В Москве я пришел в то же отделение милиции, где меня арестовывали, они все сбежались на меня смотреть. Я говорю: «Надо прописку восстановить». Они справку об освобождении посмотрели и говорят: «А вы знаете, что у вас по справке 101‑й километр, то есть вам на 101 километр нельзя к Москве приближаться с вашей статьей?» Я‑то, собственно, это знал, просто Таня сказала: «Слушай, уже другие времена, поехали в Москву». Поэтому я ему говорю: «Ладно, не надо мне голову морочить, давайте мне прописку восстанавливайте и справку дайте для ОВИРа». Он мне в полушутку: «Какую справку для ОВИРа?! Я вас сейчас опять арестую». Посмеялись, посмеялись и прописали, дали справку для ОВИРа, мы туда отправили письмо, что мы «возобновляем». И действительно, где‑то уже через месяц мы получили разрешение на выезд. То есть освободили меня из зоны практически последним, только Леша Магарик еще сидел (его чуть ли не по ошибке арестовали, когда всех уже освобождали), а выпустили из страны практически первым.
Мы приехали в Израиль в 1987 году, поселились в Алон‑Швуте. В 1989 году приехала теща — тогда уже туристы начали приезжать, — осмотрелась, вернулась назад, они сразу начали собираться и приехали в Израиль в марте 1990‑го.

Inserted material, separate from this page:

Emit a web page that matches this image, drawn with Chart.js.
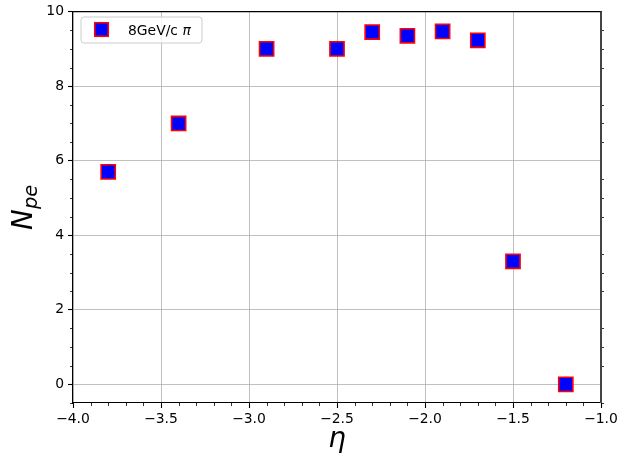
<!DOCTYPE html>
<html><head><meta charset="utf-8">
<script src="https://cdn.jsdelivr.net/npm/chart.js@4"></script>
<style>html,body{margin:0;padding:0;background:#fff}#c{display:block}</style>
</head>
<body>
<canvas id="c" width="619" height="461"></canvas>
<script>
const etaValues = [-3.8, -3.4, -2.9, -2.5, -2.3, -2.1, -1.9, -1.7, -1.5, -1.2];
const npeValues = [5.7, 7.0, 9.0, 9.0, 9.45, 9.35, 9.47, 9.23, 3.3, 0.0];
const seriesLabel = '8GeV/c ';
const seriesLabelMath = 'π';
const xTicks = [-4, -3.5, -3, -2.5, -2, -1.5, -1];
const yTicks = [0, 2, 4, 6, 8, 10];
const xTitle = 'η';
const yTitleMain = 'N';
const yTitleSub = 'pe';

const FONT = 'DejaVu Sans';
const fmtX = v => (v < 0 ? '\u2212' : '') + Math.abs(v).toFixed(1);

const decor = {
  id: 'decor',
  afterDraw(chart) {
    const { ctx, chartArea: a, scales: { x, y } } = chart;
    ctx.save();
    ctx.strokeStyle = '#000';
    ctx.lineWidth = 0.8;
    ctx.beginPath();
    for (let i = 0; i <= 30; i++) {
      if (i % 5 === 0) continue;
      const px = Math.round(x.getPixelForValue(-4 + i * 0.1)) + 0.5;
      ctx.moveTo(px, a.bottom); ctx.lineTo(px, a.bottom + 3);
    }
    for (let i = -1; i <= 20; i++) {
      if (i % 4 === 0) continue;
      const py = Math.round(y.getPixelForValue(i * 0.5)) + 0.5;
      ctx.moveTo(a.left, py); ctx.lineTo(a.left - 3, py);
      ctx.moveTo(a.right, py); ctx.lineTo(a.right + 3, py);
    }
    ctx.stroke();
    ctx.lineWidth = 1.1;
    ctx.beginPath();
    ctx.moveTo(a.left, a.top); ctx.lineTo(a.right + 1, a.top);
    ctx.stroke();
    ctx.strokeStyle = '#444';
    ctx.lineWidth = 2;
    ctx.beginPath();
    ctx.moveTo(a.right, a.top); ctx.lineTo(a.right, a.bottom);
    ctx.stroke();

    // legend
    const lx = 81, ly = 17, lw = 121, lh = 26, r = 3;
    ctx.beginPath();
    ctx.moveTo(lx + r, ly);
    ctx.arcTo(lx + lw, ly, lx + lw, ly + lh, r);
    ctx.arcTo(lx + lw, ly + lh, lx, ly + lh, r);
    ctx.arcTo(lx, ly + lh, lx, ly, r);
    ctx.arcTo(lx, ly, lx + lw, ly, r);
    ctx.closePath();
    ctx.fillStyle = 'rgba(255,255,255,0.8)';
    ctx.fill();
    ctx.strokeStyle = '#cccccc';
    ctx.lineWidth = 1;
    ctx.stroke();
    const mx = 101.5, my = 29.5, ms = 13.5;
    ctx.fillStyle = '#0000ff';
    ctx.fillRect(mx - ms / 2, my - ms / 2, ms, ms);
    ctx.strokeStyle = '#ff0000';
    ctx.lineWidth = 1.6;
    ctx.strokeRect(mx - ms / 2, my - ms / 2, ms, ms);
    ctx.fillStyle = '#000';
    ctx.textBaseline = 'alphabetic';
    ctx.textAlign = 'left';
    ctx.font = '13.9px "' + FONT + '"';
    ctx.fillText(seriesLabel, 128, 35);
    const w1 = ctx.measureText(seriesLabel).width;
    ctx.font = 'italic 13.9px "' + FONT + '"';
    ctx.fillText(seriesLabelMath, 128 + w1, 35);

    // x title
    ctx.font = 'italic 27.8px "' + FONT + '"';
    ctx.textAlign = 'center';
    ctx.fillText(xTitle, (a.left + a.right) / 2, 447);

    // y title
    ctx.translate(32, (a.top + a.bottom) / 2);
    ctx.rotate(-Math.PI / 2);
    ctx.font = 'italic 27.8px "' + FONT + '"';
    const wN = ctx.measureText(yTitleMain).width;
    ctx.font = 'italic 19.5px "' + FONT + '"';
    const wS = ctx.measureText(yTitleSub).width;
    const start = -(wN + wS) / 2;
    ctx.textAlign = 'left';
    ctx.font = 'italic 27.8px "' + FONT + '"';
    ctx.fillText(yTitleMain, start, 0);
    ctx.font = 'italic 19.5px "' + FONT + '"';
    ctx.fillText(yTitleSub, start + wN, 5);
    ctx.restore();
  }
};

new Chart(document.getElementById('c'), {
  type: 'scatter',
  data: {
    datasets: [{
      label: seriesLabel + seriesLabelMath,
      data: etaValues.map((v, i) => ({ x: v, y: npeValues[i] })),
      pointStyle: 'rect',
      pointRadius: 10,
      pointHoverRadius: 10,
      backgroundColor: '#0000ff',
      borderColor: '#ff0000',
      borderWidth: 1.6
    }]
  },
  options: {
    responsive: false,
    devicePixelRatio: 1,
    animation: false,
    events: [],
    layout: { padding: { top: 9, right: 18, left: 0, bottom: 0 } },
    plugins: { legend: { display: false }, tooltip: { enabled: false } },
    scales: {
      x: {
        type: 'linear', min: -4, max: -1,
        afterBuildTicks: s => { s.ticks = xTicks.map(v => ({ value: v })); },
        afterFit: s => { s.height = 58; s.paddingLeft = 0; s.paddingRight = 0; },
        ticks: { callback: v => fmtX(v), color: '#000', font: { family: FONT, size: 13.9 }, padding: 3, maxRotation: 0, autoSkip: false },
        grid: { color: '#b0b0b0', lineWidth: 0.8, tickColor: '#000', tickLength: 5, tickWidth: 1.1 },
        border: { color: '#000', width: 1.1 }
      },
      y: {
        type: 'linear', min: -0.5, max: 10,
        afterBuildTicks: s => { s.ticks = yTicks.map(v => ({ value: v })); },
        afterFit: s => { s.width = 73; s.paddingTop = 0; s.paddingBottom = 0; },
        ticks: { callback: v => String(v), color: '#000', font: { family: FONT, size: 13.9 }, padding: 4, autoSkip: false },
        grid: { color: '#b0b0b0', lineWidth: 0.8, tickColor: '#000', tickLength: 5, tickWidth: 1.1 },
        border: { color: '#000', width: 1.1 }
      }
    }
  },
  plugins: [decor]
});
</script>
</body></html>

В августе 1990 года у нас родился сын, с ним Таня просидела положенный декретный отпуск, потом вернулась работать. Общественной деятельностью она в Израиле уже почти не занималась, в основном, работой, домом, детьми. Дочь приехала уже в подростковом возрасте, пошла сразу в киту заин , а в подростковом возрасте не все просто в абсорбции. Бат мицва у нее еще была в Москве, дома у Гринбергов, вместе с бар мицвой их сына Марика. Юлька еще очень обижалась, что «украли» у нее бат мицву, потому что старики больше на Марика, конечно, внимание обращали.
Юлий и Татьяна Эдельштейн. Армения. Около 2010
Из семейного архива
Мы с Таней довольно быстро после приезда начали работать. Таня решила работать по специальности, хотя у нее был вынужденный перерыв в несколько лет. И благодаря общим знакомым мы нашли кого‑то в военной промышленности. Как ей сказали, когда она пришла: «Ты когда вообще в Израиль приехала?» Она отвечает: «Четыре месяца назад». — «Ну у тебя лапа волосатая. Тут военная промышленность, тебя бы так не взяли». Она в «ТААС Бейт а‑Керем» проработала девять лет, потом его закрыли. И с 1996 года она работала в Управлении гражданской авиации, тоже по специальности, была ответственной за перевозку опасных грузов. Целый талмуд там на эту тему существует, что можно с чем перевозить, что нельзя. И Таня проработала там до последнего дня. Последнее свое разрешение она посылала из больницы с моего компьютера за два дня до своей смерти.